In an op-ed run by the St. Petersburg Times, Florida State University President Eric Barron says claims that the school is sacrificing academic freedom for a donation from the Koch Foundation are “far off the mark.”

FSU had received a pledge of $6.5 million over the course of six years from the Koch Foundation, which is bankrolled by Charles Koch, one half of the libertarian and notoriously anti-regulation Koch brothers.  An article this week in the Times suggested that the money came with some seemingly unethical strings attached: “[Koch’s] representatives get to screen and sign off on any hires for a new program promoting ‘political economy and free enterprise.’”

Critics of the deal say that it is an affront to the academic freedom of a public University. But Barron writes that he “fervently believe[s] Florida State University did not – and would not – sacrifice its academic freedom in order to receive a donation of any kind.” Barron writes that the media “misconstrued the facts” in suggesting that the  Koch Foundation is exerting undue influence over the hiring of certain University professors. He provides an account of how the hiring decisions were made, which is worth reading in full.

From Barron’s piece:

To be crystal clear: The Economics Department Executive Committee initially screened the candidates, and the Economics Department Executive Committee had the final vote. The Koch Foundation does not hire faculty. Nor does it exercise control over course curricula. Academic freedom has not been compromised in any way.

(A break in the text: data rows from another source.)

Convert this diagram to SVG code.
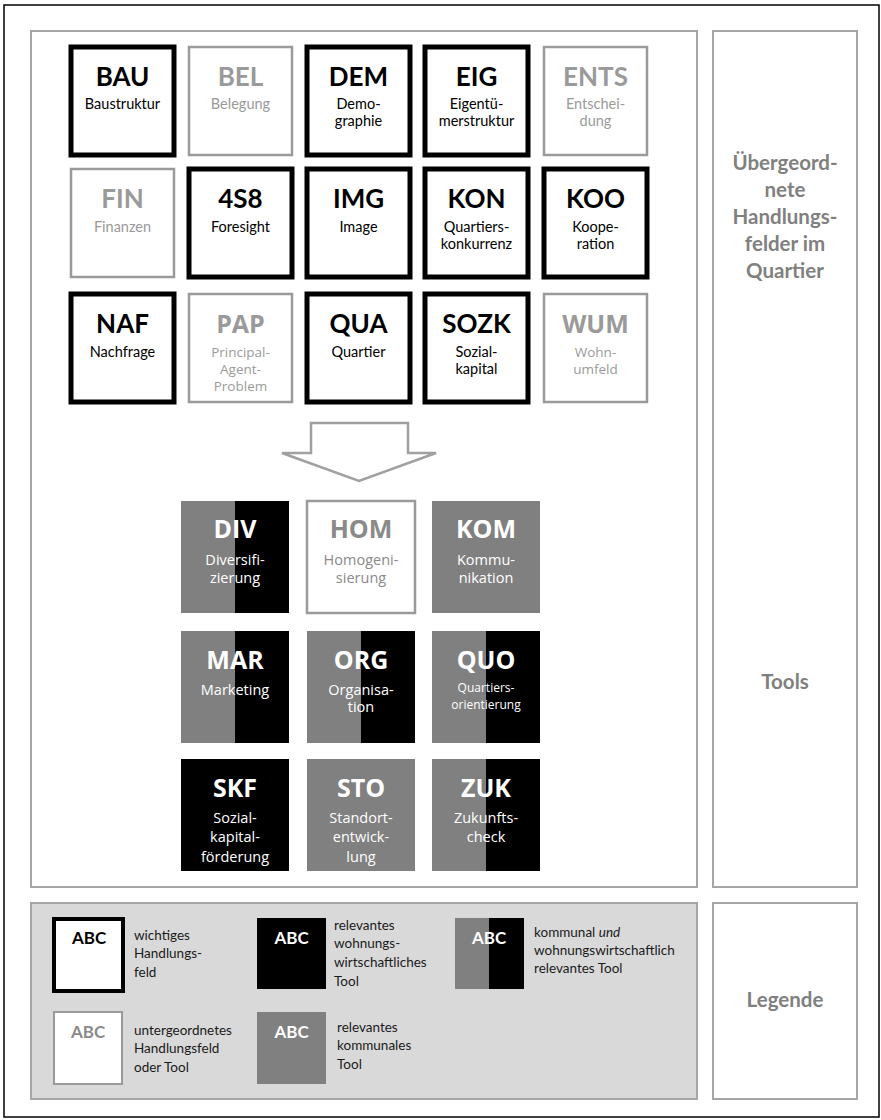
<svg xmlns="http://www.w3.org/2000/svg" width="881" height="1120" viewBox="0 0 881 1120">
<style>
.panel{fill:#fff;stroke:#a6a6a6;stroke-width:2}
.imp{fill:#fff;stroke:#000;stroke-width:5}
.sub{fill:#fff;stroke:#9a9a9a;stroke-width:2.5}
.ab{font-family:Lato,"Liberation Sans",sans-serif;font-weight:bold;font-size:26px;text-anchor:middle}
.st{font-family:Lato,"Liberation Sans",sans-serif;font-size:14.5px;text-anchor:middle}
.abo{font-family:"Open Sans","Liberation Sans",sans-serif;font-weight:bold;font-size:25px;text-anchor:middle}
.sto{font-family:"Open Sans","Liberation Sans",sans-serif;font-size:14.5px;text-anchor:middle}
.k{fill:#000}
.g{fill:#9a9a9a}
.w{fill:#fff}
.gr{fill:#808080}
.bl{fill:#000}
.side{font-family:Lato,"Liberation Sans",sans-serif;font-weight:bold;font-size:20.5px;text-anchor:middle;fill:#808080}
.lg{font-family:Lato,"Liberation Sans",sans-serif;font-size:13.5px;fill:#1a1a1a}
.lab{font-family:Lato,"Liberation Sans",sans-serif;font-weight:bold;font-size:17px;text-anchor:middle}
</style>
<rect x="0" y="0" width="881" height="1120" fill="#fff"/>
<rect x="4" y="5" width="875" height="1112" fill="none" stroke="#000" stroke-width="1.5"/>
<g id="panels">
<rect class="panel" x="31" y="31" width="666" height="856"/>
<rect class="panel" x="713" y="31" width="144" height="856"/>
<rect x="31" y="903" width="666" height="196" fill="#d9d9d9" stroke="#a6a6a6" stroke-width="2"/>
<rect class="panel" x="713" y="903" width="144" height="196"/>
<text class="side" x="785" y="170">Übergeord-</text>
<text class="side" x="785" y="197">nete</text>
<text class="side" x="785" y="224">Handlungs-</text>
<text class="side" x="785" y="251">felder im</text>
<text class="side" x="785" y="278">Quartier</text>
<text class="side" x="785" y="689">Tools</text>
<text class="side" x="785" y="1007">Legende</text>
</g>
<g id="BAU"><rect class="imp" x="71" y="47" width="103" height="108"/><text class="ab k" x="122.5" y="86">BAU</text><text class="st k" x="122.5" y="109">Baustruktur</text></g>
<g id="BEL"><rect class="sub" x="189" y="47" width="103" height="108"/><text class="ab g" x="240.5" y="86">BEL</text><text class="st g" x="240.5" y="109">Belegung</text></g>
<g id="DEM"><rect class="imp" x="307" y="47" width="103" height="108"/><text class="ab k" x="358.5" y="86">DEM</text><text class="st k" x="358.5" y="109">Demo-</text><text class="st k" x="358.5" y="126">graphie</text></g>
<g id="EIG"><rect class="imp" x="425" y="47" width="103" height="108"/><text class="ab k" x="476.5" y="86">EIG</text><text class="st k" x="476.5" y="109">Eigentü-</text><text class="st k" x="476.5" y="126">merstruktur</text></g>
<g id="ENTS"><rect class="sub" x="544" y="47" width="103" height="108"/><text class="ab g" x="595.5" y="86">ENTS</text><text class="st g" x="595.5" y="109">Entschei-</text><text class="st g" x="595.5" y="126">dung</text></g>
<g id="FIN"><rect class="sub" x="71" y="169" width="103" height="108"/><text class="ab g" x="122.5" y="208">FIN</text><text class="st g" x="122.5" y="232">Finanzen</text></g>
<g id="4S8"><rect class="imp" x="189" y="169" width="103" height="108"/><text class="ab k" x="240.5" y="208">4S8</text><text class="st k" x="240.5" y="232">Foresight</text></g>
<g id="IMG"><rect class="imp" x="307" y="169" width="103" height="108"/><text class="ab k" x="358.5" y="208">IMG</text><text class="st k" x="358.5" y="232">Image</text></g>
<g id="KON"><rect class="imp" x="425" y="169" width="103" height="108"/><text class="ab k" x="476.5" y="208">KON</text><text class="st k" x="476.5" y="232">Quartiers-</text><text class="st k" x="476.5" y="249">konkurrenz</text></g>
<g id="KOO"><rect class="imp" x="544" y="169" width="103" height="108"/><text class="ab k" x="595.5" y="208">KOO</text><text class="st k" x="595.5" y="232">Koope-</text><text class="st k" x="595.5" y="249">ration</text></g>
<g id="NAF"><rect class="imp" x="71" y="294" width="103" height="108"/><text class="ab k" x="122.5" y="333">NAF</text><text class="st k" x="122.5" y="357">Nachfrage</text></g>
<g id="PAP"><rect class="sub" x="189" y="294" width="103" height="108"/><text class="abo g" x="240.5" y="333">PAP</text><text class="sto g" x="240.5" y="357" style="font-size:13.5px">Principal-</text><text class="sto g" x="240.5" y="374" style="font-size:13.5px">Agent-</text><text class="sto g" x="240.5" y="391" style="font-size:13.5px">Problem</text></g>
<g id="QUA"><rect class="imp" x="307" y="294" width="103" height="108"/><text class="ab k" x="358.5" y="333">QUA</text><text class="st k" x="358.5" y="357">Quartier</text></g>
<g id="SOZK"><rect class="imp" x="425" y="294" width="103" height="108"/><text class="ab k" x="476.5" y="333">SOZK</text><text class="st k" x="476.5" y="357">Sozial-</text><text class="st k" x="476.5" y="374">kapital</text></g>
<g id="WUM"><rect class="sub" x="544" y="294" width="103" height="108"/><text class="abo g" x="595.5" y="333">WUM</text><text class="sto g" x="595.5" y="357" style="font-size:13.5px">Wohn-</text><text class="sto g" x="595.5" y="374" style="font-size:13.5px">umfeld</text></g>
<g id="connectors">
<polygon points="311,423 408,423 408,453 436,453 359,481 282,453 311,453" fill="#fff" stroke="#a0a0a0" stroke-width="2.5" stroke-linejoin="miter"/>
</g>
<g id="DIV"><rect class="gr" x="181" y="501" width="54" height="112"/><rect class="bl" x="235" y="501" width="54" height="112"/><text class="abo w" x="235" y="538">DIV</text><text class="sto w" x="235" y="565">Diversifi-</text><text class="sto w" x="235" y="583">zierung</text></g>
<g id="HOM"><rect class="sub" x="307" y="501" width="108" height="112"/><text class="abo" fill="#8a8a8a" x="361" y="538">HOM</text><text class="sto" fill="#8a8a8a" x="361" y="565">Homogeni-</text><text class="sto" fill="#8a8a8a" x="361" y="583">sierung</text></g>
<g id="KOM"><rect class="gr" x="432" y="501" width="108" height="112"/><text class="abo w" x="486" y="538">KOM</text><text class="sto w" x="486" y="565">Kommu-</text><text class="sto w" x="486" y="583">nikation</text></g>
<g id="MAR"><rect class="gr" x="181" y="631" width="54" height="112"/><rect class="bl" x="235" y="631" width="54" height="112"/><text class="abo w" x="235" y="669">MAR</text><text class="sto w" x="235" y="695">Marketing</text></g>
<g id="ORG"><rect class="gr" x="307" y="631" width="54" height="112"/><rect class="bl" x="361" y="631" width="54" height="112"/><text class="abo w" x="361" y="669">ORG</text><text class="sto w" x="361" y="695">Organisa-</text><text class="sto w" x="361" y="712">tion</text></g>
<g id="QUO"><rect class="gr" x="432" y="631" width="54" height="112"/><rect class="bl" x="486" y="631" width="54" height="112"/><text class="abo w" x="486" y="669">QUO</text><text class="sto w" x="486" y="692" style="font-size:12px">Quartiers-</text><text class="sto w" x="486" y="709" style="font-size:12px">orientierung</text></g>
<g id="SKF"><rect class="bl" x="181" y="759" width="108" height="112"/><text class="abo w" x="235" y="797">SKF</text><text class="sto w" x="235" y="823">Sozial-</text><text class="sto w" x="235" y="842">kapital-</text><text class="sto w" x="235" y="862">förderung</text></g>
<g id="STO"><rect class="gr" x="307" y="759" width="108" height="112"/><text class="abo w" x="361" y="797">STO</text><text class="sto w" x="361" y="823">Standort-</text><text class="sto w" x="361" y="842">entwick-</text><text class="sto w" x="361" y="862">lung</text></g>
<g id="ZUK"><rect class="gr" x="432" y="759" width="54" height="112"/><rect class="bl" x="486" y="759" width="54" height="112"/><text class="abo w" x="486" y="797">ZUK</text><text class="sto w" x="486" y="823">Zukunfts-</text><text class="sto w" x="486" y="842">check</text></g>
<g id="legend">
<g id="leg-important"><rect x="54" y="919" width="69" height="72" fill="#fff" stroke="#000" stroke-width="4"/><text class="lab k" x="89" y="944">ABC</text><text class="lg" x="134" y="940">wichtiges</text><text class="lg" x="134" y="958">Handlungs-</text><text class="lg" x="134" y="977">feld</text></g>
<g id="leg-housing"><rect x="257" y="918" width="69" height="71" fill="#000"/><text class="lab w" x="291.5" y="944">ABC</text><text class="lg" x="334" y="930">relevantes</text><text class="lg" x="334" y="948">wohnungs-</text><text class="lg" x="334" y="967">wirtschaftliches</text><text class="lg" x="334" y="986">Tool</text></g>
<g id="leg-both"><rect x="455" y="918" width="34" height="71" fill="#808080"/><rect x="489" y="918" width="35" height="71" fill="#000"/><text class="lab w" x="489" y="944">ABC</text><text class="lg" x="534" y="937">kommunal <tspan font-style="italic">und</tspan></text><text class="lg" x="534" y="955">wohnungswirtschaftlich</text><text class="lg" x="534" y="973">relevantes Tool</text></g>
<g id="leg-sub"><rect x="54" y="1012" width="68" height="72" fill="#fff" stroke="#9a9a9a" stroke-width="2"/><text class="lab" fill="#8a8a8a" x="88" y="1038">ABC</text><text class="lg" x="134" y="1035">untergeordnetes</text><text class="lg" x="134" y="1053">Handlungsfeld</text><text class="lg" x="134" y="1072">oder Tool</text></g>
<g id="leg-municipal"><rect x="257" y="1012" width="69" height="72" fill="#808080"/><text class="lab w" x="291.5" y="1038">ABC</text><text class="lg" x="337" y="1032">relevantes</text><text class="lg" x="337" y="1050">kommunales</text><text class="lg" x="337" y="1069">Tool</text></g>
</g>
</svg>
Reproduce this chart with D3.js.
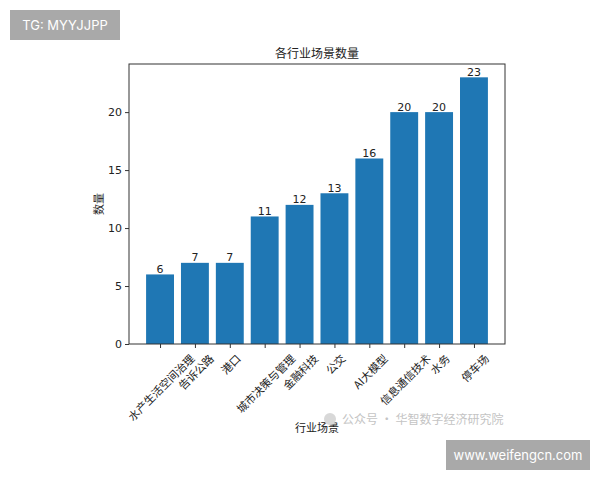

Regardless of the funding source for these two positions, the faculty of the Department of Economics are unanimous in their agreement that the two new hires, both with doctorates from prominent research institutions – one with a background in industrial organization and the other in experimental economics – are excellent additions to the faculty.

According to Barron, FSU’s decisions are based solely on academic needs, and not “political motivations of donors or anyone else.”